Despite the consensus among members of both sides of the aisle — CEOs and working families, rural and urban leaders alike — that early childhood investments are critical to the well-being and economic development of the state, another budget proposal in North Carolina falls short of funding investments in our youngest children in the specific areas and at the levels needed.
The House budget makes only modest year-over-year increases in core early childhood investments in Smart Start, child care subsidies, and pre-K programs. Investments would increase by 1.7 percent for child care subsidies over last year, by 7.5 percent for Smart Start and by 6.5 percent in pre-K.
These increases fall short of reaching the infants, toddlers or pre-schoolers that are currently not served by quality early childhood programs.
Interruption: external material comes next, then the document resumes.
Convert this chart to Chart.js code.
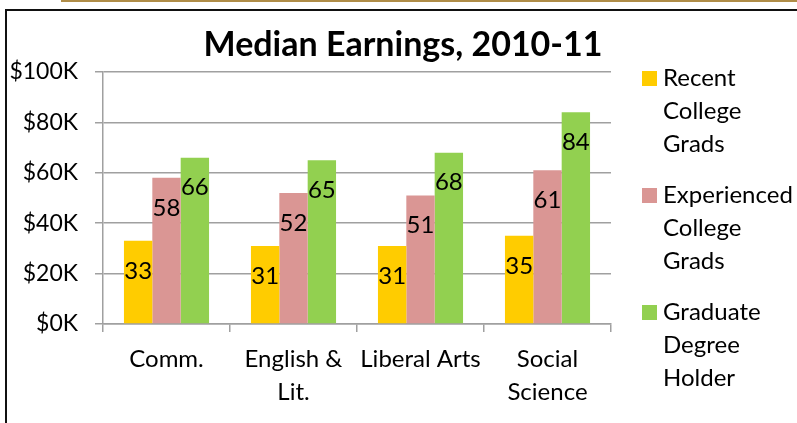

These increases also don’t fully address the issue of an eroding infrastructure that is needed to support quality programming, the specific training and compensation needs to keep a competitive workforce of early childhood educators, and the building of classrooms across the state.
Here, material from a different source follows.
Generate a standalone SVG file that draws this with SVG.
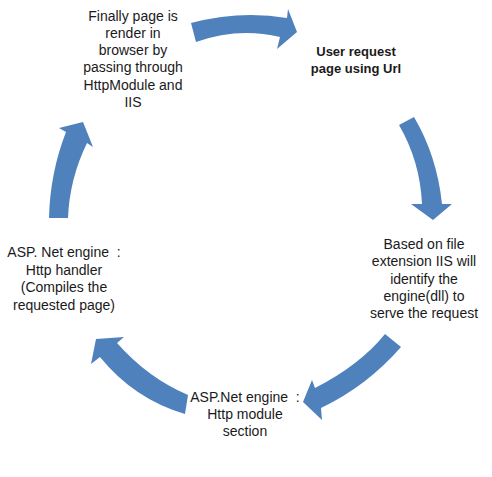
<svg xmlns="http://www.w3.org/2000/svg" width="492" height="477" viewBox="0 0 492 477">
<style>
.t{font-family:"Liberation Sans",Arial,sans-serif;font-size:14px;fill:#1a1a1a;text-anchor:middle}
.b{font-weight:bold;font-size:13px}
.a{fill:#4f81bd;stroke:none}
</style>
<rect width="492" height="477" fill="#ffffff"/>
<g id="connectors">
<path class="a" d="M 191,23 Q 240,10 287,18 L 288,9 L 297,32 L 277,49 L 280,37 Q 238,27 196,42 Z"/>
<path class="a" d="M 399,125 L 414,117 Q 437,156 442,204 L 452,204 L 433,220 L 411,204 L 422,204 Q 420,161 399,125 Z"/>
<path class="a" d="M 385,334 L 401,347 Q 367,386 321,408 L 322,420 L 303,402 L 312,380 L 315,388 Q 360,365 385,334 Z"/>
<path class="a" d="M 188,395 L 185,414 Q 134,399 100,357 L 91,364 L 96,339 L 124,337 L 117,343 Q 148,378 188,395 Z"/>
<path class="a" d="M 49,218 Q 50,173 66,132 L 59,128 L 83,122 L 93,147 L 87,143 Q 69.5,179 68,218 Z"/>
</g>
<g id="node-final">
<text class="t" x="133" y="21">Finally page is</text>
<text class="t" x="133" y="38">render in</text>
<text class="t" x="133" y="55">browser by</text>
<text class="t" x="133" y="72">passing through</text>
<text class="t" x="133" y="90">HttpModule and</text>
<text class="t" x="133" y="107">IIS</text>
</g>
<g id="node-request">
<text class="t b" x="356" y="56">User request</text>
<text class="t b" x="356" y="73">page using Url</text>
</g>
<g id="node-iis">
<text class="t" x="424" y="249">Based on file</text>
<text class="t" x="424" y="266">extension IIS will</text>
<text class="t" x="424" y="284">identify the</text>
<text class="t" x="424" y="301">engine(dll) to</text>
<text class="t" x="424" y="318">serve the request</text>
</g>
<g id="node-module">
<text class="t" x="245" y="402" xml:space="preserve">ASP.Net engine  :</text>
<text class="t" x="245" y="419">Http module</text>
<text class="t" x="245" y="436">section</text>
</g>
<g id="node-handler">
<text class="t" x="64" y="257" xml:space="preserve">ASP. Net engine  :</text>
<text class="t" x="64" y="275">Http handler</text>
<text class="t" x="64" y="292">(Compiles the</text>
<text class="t" x="64" y="310">requested page)</text>
</g>
</svg>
Moreover, these budget changes continue to increase reliance on federal block grants to support the funding of state priorities. House leaders approved swapping out state dollars in pre-K and child care subsidies for federal funds from Temporary Assistance for Needy Families and Child Care and Development block grant funds.
The result is that relative to FY2012-13 (the last year that state appropriations data was readily available), state funding for child care subsidy and NC Pre-K would be down more than 50 percent.
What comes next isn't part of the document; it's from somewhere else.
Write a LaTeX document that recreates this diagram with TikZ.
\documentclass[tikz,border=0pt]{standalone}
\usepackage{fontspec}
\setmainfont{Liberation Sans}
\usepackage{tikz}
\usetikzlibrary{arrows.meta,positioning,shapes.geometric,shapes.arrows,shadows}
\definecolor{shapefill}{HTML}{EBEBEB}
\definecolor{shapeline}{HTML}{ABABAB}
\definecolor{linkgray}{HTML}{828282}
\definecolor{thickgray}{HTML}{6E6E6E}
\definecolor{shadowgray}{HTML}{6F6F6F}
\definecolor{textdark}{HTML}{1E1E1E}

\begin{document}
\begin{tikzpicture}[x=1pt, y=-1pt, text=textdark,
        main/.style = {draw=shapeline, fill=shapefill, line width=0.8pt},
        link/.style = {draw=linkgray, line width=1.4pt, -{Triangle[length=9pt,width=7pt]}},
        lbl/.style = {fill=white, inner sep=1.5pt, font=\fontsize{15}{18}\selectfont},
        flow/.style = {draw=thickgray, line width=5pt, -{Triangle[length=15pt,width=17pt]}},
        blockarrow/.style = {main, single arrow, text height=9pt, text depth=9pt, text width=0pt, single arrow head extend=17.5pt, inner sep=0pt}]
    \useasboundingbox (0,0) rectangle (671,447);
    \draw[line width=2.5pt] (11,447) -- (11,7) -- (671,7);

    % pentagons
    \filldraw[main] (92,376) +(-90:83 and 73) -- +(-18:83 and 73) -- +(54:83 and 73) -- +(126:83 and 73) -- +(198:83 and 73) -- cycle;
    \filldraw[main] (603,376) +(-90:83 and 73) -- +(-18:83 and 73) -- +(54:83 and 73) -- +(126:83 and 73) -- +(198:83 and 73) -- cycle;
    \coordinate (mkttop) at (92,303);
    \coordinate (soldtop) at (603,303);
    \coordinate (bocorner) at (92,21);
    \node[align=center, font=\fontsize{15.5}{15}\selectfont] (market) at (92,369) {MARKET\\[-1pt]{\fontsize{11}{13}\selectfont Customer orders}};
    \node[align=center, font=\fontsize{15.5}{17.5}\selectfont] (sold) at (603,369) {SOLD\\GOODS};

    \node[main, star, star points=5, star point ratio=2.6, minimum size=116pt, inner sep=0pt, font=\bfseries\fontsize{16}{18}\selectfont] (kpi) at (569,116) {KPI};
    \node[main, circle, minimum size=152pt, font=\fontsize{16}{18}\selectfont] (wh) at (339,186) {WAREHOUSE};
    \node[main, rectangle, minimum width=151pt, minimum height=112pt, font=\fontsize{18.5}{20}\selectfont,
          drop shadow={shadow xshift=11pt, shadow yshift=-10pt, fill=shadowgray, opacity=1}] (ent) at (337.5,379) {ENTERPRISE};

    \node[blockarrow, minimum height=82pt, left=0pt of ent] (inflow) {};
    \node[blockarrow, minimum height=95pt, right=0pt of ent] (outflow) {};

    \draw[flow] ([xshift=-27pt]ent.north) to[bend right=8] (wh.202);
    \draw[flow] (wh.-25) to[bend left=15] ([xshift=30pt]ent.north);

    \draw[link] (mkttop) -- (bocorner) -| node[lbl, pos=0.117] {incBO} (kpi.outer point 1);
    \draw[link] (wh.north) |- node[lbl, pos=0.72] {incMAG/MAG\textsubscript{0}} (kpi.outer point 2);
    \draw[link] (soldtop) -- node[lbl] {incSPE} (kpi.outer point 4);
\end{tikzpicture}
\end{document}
The result is also that the state is missing out on advancing major initiatives that would improve the quality and access to early childhood education. For example, the House budget proposes setting aside the minimum amount of dollars for quality measures as required by federal law.
The bottom-line of this budget story is once again that, despite consensus and a broadly shared understanding of what is needed to support the well-being our state, the cost of tax cuts each year is making it impossible to align our budget to those priorities.